▶ _Figure scripts_:
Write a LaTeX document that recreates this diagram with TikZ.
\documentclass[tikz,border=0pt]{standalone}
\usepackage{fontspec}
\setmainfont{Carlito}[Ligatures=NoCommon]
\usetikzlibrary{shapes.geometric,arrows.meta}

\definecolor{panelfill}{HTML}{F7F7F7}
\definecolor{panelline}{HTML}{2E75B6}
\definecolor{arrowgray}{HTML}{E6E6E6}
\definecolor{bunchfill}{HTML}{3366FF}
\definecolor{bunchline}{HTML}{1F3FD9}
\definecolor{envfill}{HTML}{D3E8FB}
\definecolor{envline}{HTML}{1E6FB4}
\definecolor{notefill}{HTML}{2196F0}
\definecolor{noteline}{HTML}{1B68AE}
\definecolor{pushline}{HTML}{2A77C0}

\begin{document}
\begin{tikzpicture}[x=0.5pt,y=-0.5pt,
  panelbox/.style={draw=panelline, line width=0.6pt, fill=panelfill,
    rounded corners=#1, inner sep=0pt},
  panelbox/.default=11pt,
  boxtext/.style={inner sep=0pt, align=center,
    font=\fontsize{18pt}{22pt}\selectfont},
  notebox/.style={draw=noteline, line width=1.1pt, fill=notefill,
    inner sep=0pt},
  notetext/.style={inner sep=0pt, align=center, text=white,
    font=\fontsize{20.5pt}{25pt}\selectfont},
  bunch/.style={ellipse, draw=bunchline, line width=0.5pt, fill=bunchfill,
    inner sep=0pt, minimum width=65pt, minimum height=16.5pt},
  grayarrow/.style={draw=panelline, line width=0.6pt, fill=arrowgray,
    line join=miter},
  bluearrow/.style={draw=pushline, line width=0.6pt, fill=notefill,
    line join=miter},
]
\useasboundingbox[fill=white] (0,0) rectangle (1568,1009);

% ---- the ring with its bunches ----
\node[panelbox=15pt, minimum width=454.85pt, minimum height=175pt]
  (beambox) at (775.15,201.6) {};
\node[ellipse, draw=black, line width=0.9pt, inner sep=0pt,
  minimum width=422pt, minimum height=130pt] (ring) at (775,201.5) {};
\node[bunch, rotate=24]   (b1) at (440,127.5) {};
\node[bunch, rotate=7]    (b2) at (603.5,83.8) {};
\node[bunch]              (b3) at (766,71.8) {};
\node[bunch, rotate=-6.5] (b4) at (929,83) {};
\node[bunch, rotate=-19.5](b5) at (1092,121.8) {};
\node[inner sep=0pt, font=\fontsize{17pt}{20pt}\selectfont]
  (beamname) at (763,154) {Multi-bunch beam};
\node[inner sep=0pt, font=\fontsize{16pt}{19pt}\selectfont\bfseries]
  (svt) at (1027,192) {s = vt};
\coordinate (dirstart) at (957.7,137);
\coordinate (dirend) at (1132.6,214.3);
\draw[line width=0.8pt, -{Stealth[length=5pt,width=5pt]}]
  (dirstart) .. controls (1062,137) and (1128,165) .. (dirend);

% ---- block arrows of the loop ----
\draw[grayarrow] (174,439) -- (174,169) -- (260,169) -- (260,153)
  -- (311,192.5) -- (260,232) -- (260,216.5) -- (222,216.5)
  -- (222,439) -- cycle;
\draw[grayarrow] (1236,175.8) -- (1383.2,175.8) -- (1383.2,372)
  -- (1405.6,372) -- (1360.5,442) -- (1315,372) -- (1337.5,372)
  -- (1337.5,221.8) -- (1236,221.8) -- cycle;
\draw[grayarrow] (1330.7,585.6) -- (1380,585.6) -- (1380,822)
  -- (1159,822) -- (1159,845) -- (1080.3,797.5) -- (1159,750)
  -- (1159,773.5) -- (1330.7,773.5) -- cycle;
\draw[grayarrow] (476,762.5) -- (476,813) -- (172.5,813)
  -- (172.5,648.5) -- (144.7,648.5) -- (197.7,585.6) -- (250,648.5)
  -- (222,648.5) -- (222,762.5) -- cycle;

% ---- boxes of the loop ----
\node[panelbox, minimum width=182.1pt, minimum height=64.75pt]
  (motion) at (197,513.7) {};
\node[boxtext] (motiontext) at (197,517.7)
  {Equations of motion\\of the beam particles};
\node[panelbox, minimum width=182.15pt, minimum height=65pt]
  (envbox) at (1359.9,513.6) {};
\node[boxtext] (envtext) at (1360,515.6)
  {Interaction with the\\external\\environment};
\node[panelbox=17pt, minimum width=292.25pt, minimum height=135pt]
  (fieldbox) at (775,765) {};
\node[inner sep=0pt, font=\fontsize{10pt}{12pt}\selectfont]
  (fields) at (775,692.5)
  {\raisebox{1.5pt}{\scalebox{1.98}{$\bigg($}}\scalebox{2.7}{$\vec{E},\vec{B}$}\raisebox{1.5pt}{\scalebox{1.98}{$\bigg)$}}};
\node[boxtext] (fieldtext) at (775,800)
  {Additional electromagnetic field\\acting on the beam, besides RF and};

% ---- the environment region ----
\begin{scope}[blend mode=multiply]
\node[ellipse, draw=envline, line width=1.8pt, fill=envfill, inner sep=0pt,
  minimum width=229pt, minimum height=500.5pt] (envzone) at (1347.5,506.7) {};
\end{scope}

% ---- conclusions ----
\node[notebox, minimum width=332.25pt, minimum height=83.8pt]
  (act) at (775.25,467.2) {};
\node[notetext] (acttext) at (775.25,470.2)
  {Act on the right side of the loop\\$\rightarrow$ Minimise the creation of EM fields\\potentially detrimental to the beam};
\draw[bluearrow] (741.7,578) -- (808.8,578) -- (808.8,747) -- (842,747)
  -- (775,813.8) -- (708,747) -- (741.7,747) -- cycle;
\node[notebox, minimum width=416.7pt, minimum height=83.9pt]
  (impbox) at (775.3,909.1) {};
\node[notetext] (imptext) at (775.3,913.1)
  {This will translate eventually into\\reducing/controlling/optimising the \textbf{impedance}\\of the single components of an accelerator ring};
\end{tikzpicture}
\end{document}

--

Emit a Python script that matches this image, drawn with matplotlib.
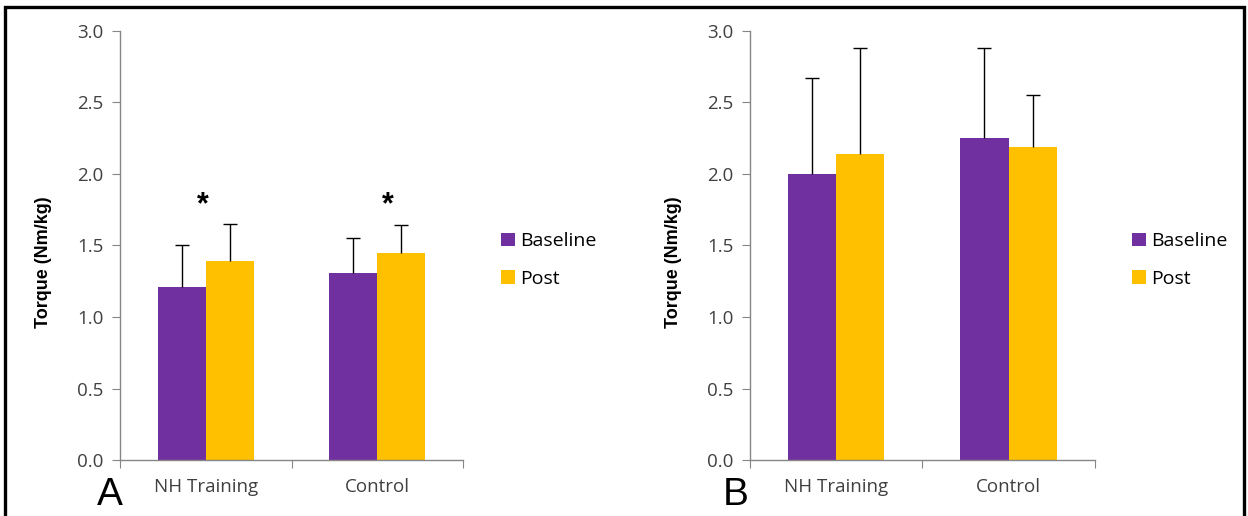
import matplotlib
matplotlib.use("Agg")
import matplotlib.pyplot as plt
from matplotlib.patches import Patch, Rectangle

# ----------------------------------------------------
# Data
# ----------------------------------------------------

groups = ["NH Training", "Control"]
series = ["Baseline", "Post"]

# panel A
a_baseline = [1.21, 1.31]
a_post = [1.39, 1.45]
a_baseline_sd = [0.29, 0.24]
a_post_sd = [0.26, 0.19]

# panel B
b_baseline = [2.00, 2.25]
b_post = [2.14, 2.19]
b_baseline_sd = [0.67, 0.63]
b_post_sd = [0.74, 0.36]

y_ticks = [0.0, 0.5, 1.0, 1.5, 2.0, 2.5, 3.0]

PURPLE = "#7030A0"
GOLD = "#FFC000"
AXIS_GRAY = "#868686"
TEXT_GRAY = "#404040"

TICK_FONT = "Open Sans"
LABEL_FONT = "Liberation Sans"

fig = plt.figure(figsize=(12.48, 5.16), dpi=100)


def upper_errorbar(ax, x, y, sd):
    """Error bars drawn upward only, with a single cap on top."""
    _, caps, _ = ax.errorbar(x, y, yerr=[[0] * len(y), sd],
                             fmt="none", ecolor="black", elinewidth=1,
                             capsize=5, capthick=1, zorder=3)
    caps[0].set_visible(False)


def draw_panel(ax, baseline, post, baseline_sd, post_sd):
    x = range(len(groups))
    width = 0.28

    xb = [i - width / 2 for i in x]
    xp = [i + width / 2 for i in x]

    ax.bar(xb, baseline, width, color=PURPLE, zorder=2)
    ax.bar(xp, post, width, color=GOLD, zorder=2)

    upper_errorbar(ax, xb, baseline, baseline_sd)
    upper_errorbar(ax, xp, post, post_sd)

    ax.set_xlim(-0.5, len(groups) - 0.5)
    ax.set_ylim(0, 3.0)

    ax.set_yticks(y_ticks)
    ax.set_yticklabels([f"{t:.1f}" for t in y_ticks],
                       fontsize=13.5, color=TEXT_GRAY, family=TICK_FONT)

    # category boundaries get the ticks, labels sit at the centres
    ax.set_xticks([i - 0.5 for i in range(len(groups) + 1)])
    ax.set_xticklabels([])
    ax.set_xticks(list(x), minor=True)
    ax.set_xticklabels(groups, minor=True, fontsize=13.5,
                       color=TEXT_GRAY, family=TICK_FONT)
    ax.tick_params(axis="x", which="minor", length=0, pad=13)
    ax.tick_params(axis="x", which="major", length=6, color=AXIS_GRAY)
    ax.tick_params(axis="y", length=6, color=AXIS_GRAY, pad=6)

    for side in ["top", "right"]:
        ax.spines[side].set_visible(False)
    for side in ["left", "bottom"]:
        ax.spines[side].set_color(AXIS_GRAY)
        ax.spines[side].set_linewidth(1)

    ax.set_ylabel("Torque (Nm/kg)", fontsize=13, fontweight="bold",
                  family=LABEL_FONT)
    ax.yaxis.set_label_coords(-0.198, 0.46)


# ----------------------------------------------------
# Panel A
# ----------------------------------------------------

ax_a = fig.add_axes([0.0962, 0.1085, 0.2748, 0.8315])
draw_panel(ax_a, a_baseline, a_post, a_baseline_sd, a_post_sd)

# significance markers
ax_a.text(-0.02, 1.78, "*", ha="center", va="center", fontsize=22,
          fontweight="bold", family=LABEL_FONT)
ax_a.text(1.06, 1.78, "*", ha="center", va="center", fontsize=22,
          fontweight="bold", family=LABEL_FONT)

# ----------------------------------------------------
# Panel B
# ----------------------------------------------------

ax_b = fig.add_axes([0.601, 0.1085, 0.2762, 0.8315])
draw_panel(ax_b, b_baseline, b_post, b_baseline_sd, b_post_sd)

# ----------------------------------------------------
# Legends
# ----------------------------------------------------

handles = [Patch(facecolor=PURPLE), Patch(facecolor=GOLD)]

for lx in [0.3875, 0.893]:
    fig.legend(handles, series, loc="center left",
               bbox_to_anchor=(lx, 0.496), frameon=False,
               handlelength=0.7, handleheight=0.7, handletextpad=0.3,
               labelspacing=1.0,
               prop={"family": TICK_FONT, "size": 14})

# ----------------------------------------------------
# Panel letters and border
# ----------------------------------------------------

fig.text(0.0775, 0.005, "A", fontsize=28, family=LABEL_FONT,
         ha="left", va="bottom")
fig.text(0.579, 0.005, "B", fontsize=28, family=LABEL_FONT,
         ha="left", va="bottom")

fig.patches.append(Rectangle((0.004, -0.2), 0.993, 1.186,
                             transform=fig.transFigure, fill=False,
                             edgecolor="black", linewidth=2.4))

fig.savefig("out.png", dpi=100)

--

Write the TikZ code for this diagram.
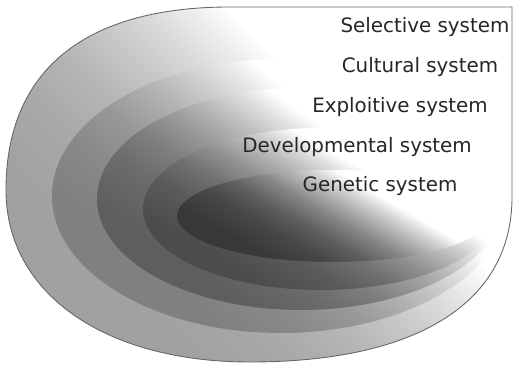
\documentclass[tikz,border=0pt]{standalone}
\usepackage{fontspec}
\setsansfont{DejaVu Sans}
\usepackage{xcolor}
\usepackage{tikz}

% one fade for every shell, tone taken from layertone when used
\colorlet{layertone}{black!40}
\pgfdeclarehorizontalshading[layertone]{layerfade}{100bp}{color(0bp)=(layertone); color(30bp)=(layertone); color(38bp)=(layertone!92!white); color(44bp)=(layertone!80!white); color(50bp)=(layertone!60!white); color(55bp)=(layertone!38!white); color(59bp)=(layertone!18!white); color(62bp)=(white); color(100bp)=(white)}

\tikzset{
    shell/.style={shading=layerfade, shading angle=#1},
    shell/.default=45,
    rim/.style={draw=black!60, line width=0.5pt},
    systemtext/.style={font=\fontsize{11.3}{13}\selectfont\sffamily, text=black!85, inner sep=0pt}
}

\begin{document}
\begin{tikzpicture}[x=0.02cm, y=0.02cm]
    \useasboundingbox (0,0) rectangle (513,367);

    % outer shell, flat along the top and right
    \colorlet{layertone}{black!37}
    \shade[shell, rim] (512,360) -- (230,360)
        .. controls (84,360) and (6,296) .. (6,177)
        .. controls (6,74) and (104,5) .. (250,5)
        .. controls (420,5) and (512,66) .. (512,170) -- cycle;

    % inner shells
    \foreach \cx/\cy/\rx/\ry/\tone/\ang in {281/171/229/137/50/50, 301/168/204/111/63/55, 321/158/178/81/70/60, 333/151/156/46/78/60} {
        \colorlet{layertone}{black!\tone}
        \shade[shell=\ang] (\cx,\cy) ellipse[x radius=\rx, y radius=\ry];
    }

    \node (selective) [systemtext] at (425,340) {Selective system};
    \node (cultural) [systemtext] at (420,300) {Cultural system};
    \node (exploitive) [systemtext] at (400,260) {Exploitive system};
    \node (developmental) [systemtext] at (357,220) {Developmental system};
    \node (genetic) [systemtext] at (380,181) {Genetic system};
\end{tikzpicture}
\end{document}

▶ _What is needed_: Above are some records; quote exactly and only the lines that begin at the line containing "Emit a Python" and stop after the line containing "ax.set_ylim(0, 3.0)", leaving out the pictures.

▶ _Response to this exercise_:
Emit a Python script that matches this image, drawn with matplotlib.
import matplotlib
matplotlib.use("Agg")
import matplotlib.pyplot as plt
from matplotlib.patches import Patch, Rectangle

# ----------------------------------------------------
# Data
# ----------------------------------------------------

groups = ["NH Training", "Control"]
series = ["Baseline", "Post"]

# panel A
a_baseline = [1.21, 1.31]
a_post = [1.39, 1.45]
a_baseline_sd = [0.29, 0.24]
a_post_sd = [0.26, 0.19]

# panel B
b_baseline = [2.00, 2.25]
b_post = [2.14, 2.19]
b_baseline_sd = [0.67, 0.63]
b_post_sd = [0.74, 0.36]

y_ticks = [0.0, 0.5, 1.0, 1.5, 2.0, 2.5, 3.0]

PURPLE = "#7030A0"
GOLD = "#FFC000"
AXIS_GRAY = "#868686"
TEXT_GRAY = "#404040"

TICK_FONT = "Open Sans"
LABEL_FONT = "Liberation Sans"

fig = plt.figure(figsize=(12.48, 5.16), dpi=100)


def upper_errorbar(ax, x, y, sd):
    """Error bars drawn upward only, with a single cap on top."""
    _, caps, _ = ax.errorbar(x, y, yerr=[[0] * len(y), sd],
                             fmt="none", ecolor="black", elinewidth=1,
                             capsize=5, capthick=1, zorder=3)
    caps[0].set_visible(False)


def draw_panel(ax, baseline, post, baseline_sd, post_sd):
    x = range(len(groups))
    width = 0.28

    xb = [i - width / 2 for i in x]
    xp = [i + width / 2 for i in x]

    ax.bar(xb, baseline, width, color=PURPLE, zorder=2)
    ax.bar(xp, post, width, color=GOLD, zorder=2)

    upper_errorbar(ax, xb, baseline, baseline_sd)
    upper_errorbar(ax, xp, post, post_sd)

    ax.set_xlim(-0.5, len(groups) - 0.5)
    ax.set_ylim(0, 3.0)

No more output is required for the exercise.